__PROBLEM DESCRIPTION__. Give back, exactly as it appears, the run of lines opening with the one containing "Rebuild this chart as a web page, using Apache" and closing with the one containing "const legendNames = ['go". Nothing outside that run should appear.

__EXCERPTED DATA__.

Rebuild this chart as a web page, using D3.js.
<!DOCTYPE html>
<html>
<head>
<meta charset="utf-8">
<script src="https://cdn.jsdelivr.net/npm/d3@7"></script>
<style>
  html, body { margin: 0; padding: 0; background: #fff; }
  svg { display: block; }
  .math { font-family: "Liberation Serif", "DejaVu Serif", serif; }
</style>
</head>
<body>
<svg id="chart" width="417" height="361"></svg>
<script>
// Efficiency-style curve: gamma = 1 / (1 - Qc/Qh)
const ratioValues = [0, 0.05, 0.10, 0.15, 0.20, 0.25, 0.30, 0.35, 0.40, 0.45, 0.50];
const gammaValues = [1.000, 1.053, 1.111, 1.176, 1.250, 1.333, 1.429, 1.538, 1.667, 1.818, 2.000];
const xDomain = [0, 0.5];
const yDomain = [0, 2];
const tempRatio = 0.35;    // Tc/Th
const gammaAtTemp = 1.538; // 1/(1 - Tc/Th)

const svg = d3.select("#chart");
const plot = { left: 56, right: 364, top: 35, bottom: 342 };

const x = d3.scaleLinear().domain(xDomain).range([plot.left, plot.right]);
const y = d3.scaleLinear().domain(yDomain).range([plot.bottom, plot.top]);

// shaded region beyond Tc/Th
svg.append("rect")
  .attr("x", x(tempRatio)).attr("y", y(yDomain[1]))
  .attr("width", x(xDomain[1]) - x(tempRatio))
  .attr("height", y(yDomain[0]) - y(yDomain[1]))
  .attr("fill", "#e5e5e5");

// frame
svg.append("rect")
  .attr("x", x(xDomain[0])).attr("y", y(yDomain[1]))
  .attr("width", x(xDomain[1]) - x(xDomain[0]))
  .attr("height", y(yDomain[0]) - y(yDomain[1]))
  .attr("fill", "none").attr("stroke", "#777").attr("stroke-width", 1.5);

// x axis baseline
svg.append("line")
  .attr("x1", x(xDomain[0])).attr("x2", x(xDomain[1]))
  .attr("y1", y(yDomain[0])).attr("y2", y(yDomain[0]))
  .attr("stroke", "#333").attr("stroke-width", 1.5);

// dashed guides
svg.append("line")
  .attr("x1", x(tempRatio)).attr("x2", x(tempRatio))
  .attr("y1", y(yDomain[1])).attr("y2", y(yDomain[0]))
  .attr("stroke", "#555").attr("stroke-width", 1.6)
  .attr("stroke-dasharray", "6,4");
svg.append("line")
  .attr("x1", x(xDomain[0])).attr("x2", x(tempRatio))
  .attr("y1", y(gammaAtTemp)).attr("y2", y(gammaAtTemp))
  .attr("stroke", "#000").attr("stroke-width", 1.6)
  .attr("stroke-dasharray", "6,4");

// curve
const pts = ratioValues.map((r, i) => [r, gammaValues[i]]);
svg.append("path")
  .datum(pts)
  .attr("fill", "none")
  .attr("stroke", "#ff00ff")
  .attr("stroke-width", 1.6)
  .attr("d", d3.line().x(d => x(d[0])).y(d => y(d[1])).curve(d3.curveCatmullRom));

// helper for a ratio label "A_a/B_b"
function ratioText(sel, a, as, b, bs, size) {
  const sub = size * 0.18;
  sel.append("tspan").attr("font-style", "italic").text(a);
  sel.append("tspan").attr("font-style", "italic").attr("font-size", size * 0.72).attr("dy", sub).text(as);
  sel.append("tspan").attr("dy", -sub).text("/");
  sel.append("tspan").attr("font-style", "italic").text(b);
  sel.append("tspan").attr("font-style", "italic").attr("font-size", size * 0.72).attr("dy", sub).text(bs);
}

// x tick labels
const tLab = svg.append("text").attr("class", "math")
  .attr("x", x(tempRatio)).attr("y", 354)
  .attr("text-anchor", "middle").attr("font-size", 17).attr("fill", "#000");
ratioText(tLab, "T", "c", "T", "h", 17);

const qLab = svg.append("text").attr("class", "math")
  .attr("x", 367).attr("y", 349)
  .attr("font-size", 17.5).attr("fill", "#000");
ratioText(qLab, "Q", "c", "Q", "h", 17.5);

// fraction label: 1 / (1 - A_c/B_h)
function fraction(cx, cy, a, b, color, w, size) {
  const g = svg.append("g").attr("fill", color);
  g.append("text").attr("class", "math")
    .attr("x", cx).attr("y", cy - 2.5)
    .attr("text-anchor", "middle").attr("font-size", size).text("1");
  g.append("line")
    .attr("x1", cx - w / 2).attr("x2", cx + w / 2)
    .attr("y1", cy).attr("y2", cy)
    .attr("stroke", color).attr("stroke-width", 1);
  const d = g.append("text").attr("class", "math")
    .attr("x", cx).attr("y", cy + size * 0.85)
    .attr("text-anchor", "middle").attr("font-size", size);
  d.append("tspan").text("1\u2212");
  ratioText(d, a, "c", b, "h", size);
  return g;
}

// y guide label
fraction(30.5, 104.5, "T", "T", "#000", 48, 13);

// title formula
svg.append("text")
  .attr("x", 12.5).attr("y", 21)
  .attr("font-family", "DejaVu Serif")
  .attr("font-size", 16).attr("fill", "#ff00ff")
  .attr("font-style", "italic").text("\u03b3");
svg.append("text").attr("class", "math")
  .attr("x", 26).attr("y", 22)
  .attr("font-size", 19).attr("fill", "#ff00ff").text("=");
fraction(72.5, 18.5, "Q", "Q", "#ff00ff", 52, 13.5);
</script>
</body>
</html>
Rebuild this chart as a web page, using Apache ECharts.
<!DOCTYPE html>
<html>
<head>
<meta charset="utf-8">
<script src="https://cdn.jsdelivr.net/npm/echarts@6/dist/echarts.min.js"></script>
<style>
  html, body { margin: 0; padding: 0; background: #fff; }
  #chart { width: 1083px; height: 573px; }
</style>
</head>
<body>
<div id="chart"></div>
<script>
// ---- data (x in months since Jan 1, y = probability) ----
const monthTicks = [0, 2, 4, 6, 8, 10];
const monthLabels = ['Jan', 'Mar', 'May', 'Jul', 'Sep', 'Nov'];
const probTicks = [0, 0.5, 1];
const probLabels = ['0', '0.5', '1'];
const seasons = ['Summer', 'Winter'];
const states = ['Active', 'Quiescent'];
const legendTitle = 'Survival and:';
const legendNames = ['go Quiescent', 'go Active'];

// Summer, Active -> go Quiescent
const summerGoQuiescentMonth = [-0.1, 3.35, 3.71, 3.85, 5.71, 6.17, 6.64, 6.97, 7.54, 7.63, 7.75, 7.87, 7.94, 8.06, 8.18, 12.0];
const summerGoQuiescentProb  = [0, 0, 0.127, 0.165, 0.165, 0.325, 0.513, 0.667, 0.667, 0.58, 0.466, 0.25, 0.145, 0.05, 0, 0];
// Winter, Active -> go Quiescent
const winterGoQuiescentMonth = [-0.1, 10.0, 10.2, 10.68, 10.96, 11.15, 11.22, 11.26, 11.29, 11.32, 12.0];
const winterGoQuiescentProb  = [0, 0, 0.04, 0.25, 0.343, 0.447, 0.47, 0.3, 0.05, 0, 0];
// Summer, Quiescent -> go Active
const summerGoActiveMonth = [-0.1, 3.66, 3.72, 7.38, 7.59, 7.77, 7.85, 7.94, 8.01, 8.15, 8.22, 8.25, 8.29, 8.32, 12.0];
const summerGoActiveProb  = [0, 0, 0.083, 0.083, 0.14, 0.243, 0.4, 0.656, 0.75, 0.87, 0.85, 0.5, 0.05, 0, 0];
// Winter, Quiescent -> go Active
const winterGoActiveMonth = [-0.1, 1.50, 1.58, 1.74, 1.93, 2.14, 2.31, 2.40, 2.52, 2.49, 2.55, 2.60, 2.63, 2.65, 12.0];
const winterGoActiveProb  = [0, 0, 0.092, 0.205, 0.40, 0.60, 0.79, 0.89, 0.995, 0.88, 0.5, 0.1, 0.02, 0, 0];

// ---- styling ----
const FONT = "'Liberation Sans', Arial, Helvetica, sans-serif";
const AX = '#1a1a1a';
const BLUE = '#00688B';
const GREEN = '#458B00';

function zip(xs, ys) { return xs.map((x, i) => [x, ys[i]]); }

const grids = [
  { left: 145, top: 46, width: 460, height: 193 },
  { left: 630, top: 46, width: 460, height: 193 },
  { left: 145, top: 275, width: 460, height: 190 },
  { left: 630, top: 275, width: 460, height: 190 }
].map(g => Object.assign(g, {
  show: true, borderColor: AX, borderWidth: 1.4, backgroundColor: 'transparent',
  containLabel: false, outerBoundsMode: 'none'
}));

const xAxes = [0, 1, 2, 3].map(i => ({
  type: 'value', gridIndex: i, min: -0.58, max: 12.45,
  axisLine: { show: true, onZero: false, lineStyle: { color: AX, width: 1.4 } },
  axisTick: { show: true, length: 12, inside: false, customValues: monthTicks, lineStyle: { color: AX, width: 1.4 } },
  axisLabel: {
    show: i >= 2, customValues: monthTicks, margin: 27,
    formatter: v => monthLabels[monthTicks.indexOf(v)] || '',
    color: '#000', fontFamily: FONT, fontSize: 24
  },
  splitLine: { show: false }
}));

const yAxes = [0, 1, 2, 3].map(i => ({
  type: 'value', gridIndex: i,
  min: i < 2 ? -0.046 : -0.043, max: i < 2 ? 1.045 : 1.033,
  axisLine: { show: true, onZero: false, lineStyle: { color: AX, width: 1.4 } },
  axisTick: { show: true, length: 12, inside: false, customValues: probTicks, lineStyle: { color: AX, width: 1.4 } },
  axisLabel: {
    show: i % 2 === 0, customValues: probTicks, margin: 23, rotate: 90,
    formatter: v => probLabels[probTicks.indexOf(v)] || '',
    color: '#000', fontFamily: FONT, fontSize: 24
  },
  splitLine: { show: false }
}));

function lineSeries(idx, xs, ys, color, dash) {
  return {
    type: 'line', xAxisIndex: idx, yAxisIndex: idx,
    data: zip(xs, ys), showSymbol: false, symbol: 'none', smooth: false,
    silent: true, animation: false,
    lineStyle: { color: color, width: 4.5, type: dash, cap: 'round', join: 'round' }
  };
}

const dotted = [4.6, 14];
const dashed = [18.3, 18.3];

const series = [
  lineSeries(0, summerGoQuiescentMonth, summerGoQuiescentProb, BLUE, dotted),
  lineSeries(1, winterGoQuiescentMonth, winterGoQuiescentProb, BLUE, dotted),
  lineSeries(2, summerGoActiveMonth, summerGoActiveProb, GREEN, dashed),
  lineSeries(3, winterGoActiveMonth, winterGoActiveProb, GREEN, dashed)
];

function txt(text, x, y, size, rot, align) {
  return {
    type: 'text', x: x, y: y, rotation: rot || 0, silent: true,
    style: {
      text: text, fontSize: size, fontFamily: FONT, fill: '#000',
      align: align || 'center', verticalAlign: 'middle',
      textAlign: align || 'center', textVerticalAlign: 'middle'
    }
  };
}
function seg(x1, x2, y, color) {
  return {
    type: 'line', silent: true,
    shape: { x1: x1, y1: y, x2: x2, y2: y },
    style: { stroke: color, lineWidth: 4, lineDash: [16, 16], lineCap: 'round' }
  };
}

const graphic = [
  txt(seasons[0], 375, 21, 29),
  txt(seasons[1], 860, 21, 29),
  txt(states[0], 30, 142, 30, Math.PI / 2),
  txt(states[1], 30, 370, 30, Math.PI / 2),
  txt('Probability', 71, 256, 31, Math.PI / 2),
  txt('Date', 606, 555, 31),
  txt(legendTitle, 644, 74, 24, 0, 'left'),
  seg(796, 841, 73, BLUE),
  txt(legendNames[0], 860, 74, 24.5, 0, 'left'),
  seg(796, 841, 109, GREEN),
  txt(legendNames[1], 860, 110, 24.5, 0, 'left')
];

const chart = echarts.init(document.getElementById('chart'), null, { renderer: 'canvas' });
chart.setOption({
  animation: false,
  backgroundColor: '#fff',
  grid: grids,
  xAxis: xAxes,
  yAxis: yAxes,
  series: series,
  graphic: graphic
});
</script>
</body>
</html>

__COMPLETED TASK__.
Rebuild this chart as a web page, using Apache ECharts.
<!DOCTYPE html>
<html>
<head>
<meta charset="utf-8">
<script src="https://cdn.jsdelivr.net/npm/echarts@6/dist/echarts.min.js"></script>
<style>
  html, body { margin: 0; padding: 0; background: #fff; }
  #chart { width: 1083px; height: 573px; }
</style>
</head>
<body>
<div id="chart"></div>
<script>
// ---- data (x in months since Jan 1, y = probability) ----
const monthTicks = [0, 2, 4, 6, 8, 10];
const monthLabels = ['Jan', 'Mar', 'May', 'Jul', 'Sep', 'Nov'];
const probTicks = [0, 0.5, 1];
const probLabels = ['0', '0.5', '1'];
const seasons = ['Summer', 'Winter'];
const states = ['Active', 'Quiescent'];
const legendTitle = 'Survival and:';
const legendNames = ['go Quiescent', 'go Active'];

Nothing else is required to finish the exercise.